Aim of the task: Reproduce the listing word for word, leaving every picture behind.

Provided data:
--- Start ---

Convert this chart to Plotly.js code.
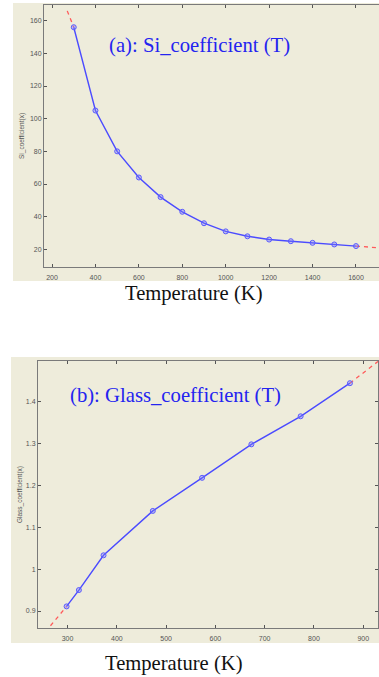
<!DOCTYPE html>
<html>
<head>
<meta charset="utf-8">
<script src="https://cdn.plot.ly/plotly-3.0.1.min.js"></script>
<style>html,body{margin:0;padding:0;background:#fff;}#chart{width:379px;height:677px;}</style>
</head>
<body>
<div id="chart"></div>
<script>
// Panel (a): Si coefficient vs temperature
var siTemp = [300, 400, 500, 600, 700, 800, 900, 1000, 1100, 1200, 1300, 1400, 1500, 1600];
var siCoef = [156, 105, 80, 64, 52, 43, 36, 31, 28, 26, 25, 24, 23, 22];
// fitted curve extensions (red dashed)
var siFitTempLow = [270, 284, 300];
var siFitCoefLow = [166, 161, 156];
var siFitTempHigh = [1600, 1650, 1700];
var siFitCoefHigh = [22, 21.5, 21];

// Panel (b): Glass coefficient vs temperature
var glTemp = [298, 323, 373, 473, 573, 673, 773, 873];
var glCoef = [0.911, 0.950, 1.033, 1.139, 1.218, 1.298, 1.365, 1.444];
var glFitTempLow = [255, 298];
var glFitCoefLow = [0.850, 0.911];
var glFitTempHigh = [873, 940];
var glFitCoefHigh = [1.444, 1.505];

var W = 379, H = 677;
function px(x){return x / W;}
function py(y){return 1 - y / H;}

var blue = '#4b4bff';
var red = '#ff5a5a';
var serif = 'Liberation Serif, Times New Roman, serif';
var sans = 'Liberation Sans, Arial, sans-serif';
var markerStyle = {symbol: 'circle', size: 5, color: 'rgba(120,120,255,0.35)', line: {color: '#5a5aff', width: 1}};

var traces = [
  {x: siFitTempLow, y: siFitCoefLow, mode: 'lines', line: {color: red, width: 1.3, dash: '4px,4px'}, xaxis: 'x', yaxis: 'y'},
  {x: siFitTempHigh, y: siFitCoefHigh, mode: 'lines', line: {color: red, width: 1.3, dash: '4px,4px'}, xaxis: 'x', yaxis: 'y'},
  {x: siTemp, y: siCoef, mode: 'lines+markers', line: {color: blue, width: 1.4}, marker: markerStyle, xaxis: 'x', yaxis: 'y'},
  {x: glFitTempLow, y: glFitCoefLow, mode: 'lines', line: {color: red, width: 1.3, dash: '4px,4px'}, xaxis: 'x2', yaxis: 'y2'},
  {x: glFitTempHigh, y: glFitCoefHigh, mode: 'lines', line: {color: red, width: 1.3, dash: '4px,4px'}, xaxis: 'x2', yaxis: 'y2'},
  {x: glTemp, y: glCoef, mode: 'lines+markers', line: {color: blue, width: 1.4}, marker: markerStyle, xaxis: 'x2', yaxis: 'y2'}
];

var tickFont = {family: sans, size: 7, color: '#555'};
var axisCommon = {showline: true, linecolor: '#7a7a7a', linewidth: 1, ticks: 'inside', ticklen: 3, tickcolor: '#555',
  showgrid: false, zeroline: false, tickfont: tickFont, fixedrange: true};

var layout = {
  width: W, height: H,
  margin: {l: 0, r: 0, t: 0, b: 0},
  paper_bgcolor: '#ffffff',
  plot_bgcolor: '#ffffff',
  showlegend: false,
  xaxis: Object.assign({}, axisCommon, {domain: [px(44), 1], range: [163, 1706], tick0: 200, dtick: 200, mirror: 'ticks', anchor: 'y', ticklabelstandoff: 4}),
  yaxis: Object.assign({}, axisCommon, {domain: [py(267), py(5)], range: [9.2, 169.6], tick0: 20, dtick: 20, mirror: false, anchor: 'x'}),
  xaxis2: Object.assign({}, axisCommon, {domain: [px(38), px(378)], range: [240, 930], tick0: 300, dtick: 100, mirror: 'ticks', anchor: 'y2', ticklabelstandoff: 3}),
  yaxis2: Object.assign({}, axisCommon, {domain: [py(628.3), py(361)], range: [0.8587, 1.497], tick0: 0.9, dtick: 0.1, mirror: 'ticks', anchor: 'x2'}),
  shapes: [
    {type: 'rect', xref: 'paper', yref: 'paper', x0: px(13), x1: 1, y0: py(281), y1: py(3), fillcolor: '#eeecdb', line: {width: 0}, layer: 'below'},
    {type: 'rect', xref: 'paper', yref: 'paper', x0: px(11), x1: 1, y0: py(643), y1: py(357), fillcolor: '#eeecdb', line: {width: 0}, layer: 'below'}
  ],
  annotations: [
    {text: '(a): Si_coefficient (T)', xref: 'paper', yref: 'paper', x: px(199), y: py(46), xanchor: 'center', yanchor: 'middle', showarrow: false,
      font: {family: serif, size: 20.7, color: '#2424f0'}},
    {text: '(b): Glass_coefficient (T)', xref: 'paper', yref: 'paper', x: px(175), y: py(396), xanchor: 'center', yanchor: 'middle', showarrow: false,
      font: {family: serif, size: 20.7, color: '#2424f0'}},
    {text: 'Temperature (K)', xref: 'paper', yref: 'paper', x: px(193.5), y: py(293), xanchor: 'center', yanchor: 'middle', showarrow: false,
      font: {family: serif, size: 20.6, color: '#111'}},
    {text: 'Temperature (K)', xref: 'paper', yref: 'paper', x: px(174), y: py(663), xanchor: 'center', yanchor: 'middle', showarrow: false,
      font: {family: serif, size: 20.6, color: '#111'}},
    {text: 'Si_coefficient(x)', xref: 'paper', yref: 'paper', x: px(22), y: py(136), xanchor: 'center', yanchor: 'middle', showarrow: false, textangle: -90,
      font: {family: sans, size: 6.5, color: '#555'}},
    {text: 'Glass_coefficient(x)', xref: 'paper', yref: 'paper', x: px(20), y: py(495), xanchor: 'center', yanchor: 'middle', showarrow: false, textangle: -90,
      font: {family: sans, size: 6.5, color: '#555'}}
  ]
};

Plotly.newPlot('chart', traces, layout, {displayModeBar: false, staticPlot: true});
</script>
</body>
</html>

--- End ---

Result of the task:
Convert this chart to Plotly.js code.
<!DOCTYPE html>
<html>
<head>
<meta charset="utf-8">
<script src="https://cdn.plot.ly/plotly-3.0.1.min.js"></script>
<style>html,body{margin:0;padding:0;background:#fff;}#chart{width:379px;height:677px;}</style>
</head>
<body>
<div id="chart"></div>
<script>
// Panel (a): Si coefficient vs temperature
var siTemp = [300, 400, 500, 600, 700, 800, 900, 1000, 1100, 1200, 1300, 1400, 1500, 1600];
var siCoef = [156, 105, 80, 64, 52, 43, 36, 31, 28, 26, 25, 24, 23, 22];
// fitted curve extensions (red dashed)
var siFitTempLow = [270, 284, 300];
var siFitCoefLow = [166, 161, 156];
var siFitTempHigh = [1600, 1650, 1700];
var siFitCoefHigh = [22, 21.5, 21];

// Panel (b): Glass coefficient vs temperature
var glTemp = [298, 323, 373, 473, 573, 673, 773, 873];
var glCoef = [0.911, 0.950, 1.033, 1.139, 1.218, 1.298, 1.365, 1.444];
var glFitTempLow = [255, 298];
var glFitCoefLow = [0.850, 0.911];
var glFitTempHigh = [873, 940];
var glFitCoefHigh = [1.444, 1.505];

var W = 379, H = 677;
function px(x){return x / W;}
function py(y){return 1 - y / H;}

var blue = '#4b4bff';
var red = '#ff5a5a';
var serif = 'Liberation Serif, Times New Roman, serif';
var sans = 'Liberation Sans, Arial, sans-serif';
var markerStyle = {symbol: 'circle', size: 5, color: 'rgba(120,120,255,0.35)', line: {color: '#5a5aff', width: 1}};

var traces = [
  {x: siFitTempLow, y: siFitCoefLow, mode: 'lines', line: {color: red, width: 1.3, dash: '4px,4px'}, xaxis: 'x', yaxis: 'y'},
  {x: siFitTempHigh, y: siFitCoefHigh, mode: 'lines', line: {color: red, width: 1.3, dash: '4px,4px'}, xaxis: 'x', yaxis: 'y'},
  {x: siTemp, y: siCoef, mode: 'lines+markers', line: {color: blue, width: 1.4}, marker: markerStyle, xaxis: 'x', yaxis: 'y'},
  {x: glFitTempLow, y: glFitCoefLow, mode: 'lines', line: {color: red, width: 1.3, dash: '4px,4px'}, xaxis: 'x2', yaxis: 'y2'},
  {x: glFitTempHigh, y: glFitCoefHigh, mode: 'lines', line: {color: red, width: 1.3, dash: '4px,4px'}, xaxis: 'x2', yaxis: 'y2'},
  {x: glTemp, y: glCoef, mode: 'lines+markers', line: {color: blue, width: 1.4}, marker: markerStyle, xaxis: 'x2', yaxis: 'y2'}
];

var tickFont = {family: sans, size: 7, color: '#555'};
var axisCommon = {showline: true, linecolor: '#7a7a7a', linewidth: 1, ticks: 'inside', ticklen: 3, tickcolor: '#555',
  showgrid: false, zeroline: false, tickfont: tickFont, fixedrange: true};

var layout = {
  width: W, height: H,
  margin: {l: 0, r: 0, t: 0, b: 0},
  paper_bgcolor: '#ffffff',
  plot_bgcolor: '#ffffff',
  showlegend: false,
  xaxis: Object.assign({}, axisCommon, {domain: [px(44), 1], range: [163, 1706], tick0: 200, dtick: 200, mirror: 'ticks', anchor: 'y', ticklabelstandoff: 4}),
  yaxis: Object.assign({}, axisCommon, {domain: [py(267), py(5)], range: [9.2, 169.6], tick0: 20, dtick: 20, mirror: false, anchor: 'x'}),
  xaxis2: Object.assign({}, axisCommon, {domain: [px(38), px(378)], range: [240, 930], tick0: 300, dtick: 100, mirror: 'ticks', anchor: 'y2', ticklabelstandoff: 3}),
  yaxis2: Object.assign({}, axisCommon, {domain: [py(628.3), py(361)], range: [0.8587, 1.497], tick0: 0.9, dtick: 0.1, mirror: 'ticks', anchor: 'x2'}),
  shapes: [
    {type: 'rect', xref: 'paper', yref: 'paper', x0: px(13), x1: 1, y0: py(281), y1: py(3), fillcolor: '#eeecdb', line: {width: 0}, layer: 'below'},
    {type: 'rect', xref: 'paper', yref: 'paper', x0: px(11), x1: 1, y0: py(643), y1: py(357), fillcolor: '#eeecdb', line: {width: 0}, layer: 'below'}
  ],
  annotations: [
    {text: '(a): Si_coefficient (T)', xref: 'paper', yref: 'paper', x: px(199), y: py(46), xanchor: 'center', yanchor: 'middle', showarrow: false,
      font: {family: serif, size: 20.7, color: '#2424f0'}},
    {text: '(b): Glass_coefficient (T)', xref: 'paper', yref: 'paper', x: px(175), y: py(396), xanchor: 'center', yanchor: 'middle', showarrow: false,
      font: {family: serif, size: 20.7, color: '#2424f0'}},
    {text: 'Temperature (K)', xref: 'paper', yref: 'paper', x: px(193.5), y: py(293), xanchor: 'center', yanchor: 'middle', showarrow: false,
      font: {family: serif, size: 20.6, color: '#111'}},
    {text: 'Temperature (K)', xref: 'paper', yref: 'paper', x: px(174), y: py(663), xanchor: 'center', yanchor: 'middle', showarrow: false,
      font: {family: serif, size: 20.6, color: '#111'}},
    {text: 'Si_coefficient(x)', xref: 'paper', yref: 'paper', x: px(22), y: py(136), xanchor: 'center', yanchor: 'middle', showarrow: false, textangle: -90,
      font: {family: sans, size: 6.5, color: '#555'}},
    {text: 'Glass_coefficient(x)', xref: 'paper', yref: 'paper', x: px(20), y: py(495), xanchor: 'center', yanchor: 'middle', showarrow: false, textangle: -90,
      font: {family: sans, size: 6.5, color: '#555'}}
  ]
};

Plotly.newPlot('chart', traces, layout, {displayModeBar: false, staticPlot: true});
</script>
</body>
</html>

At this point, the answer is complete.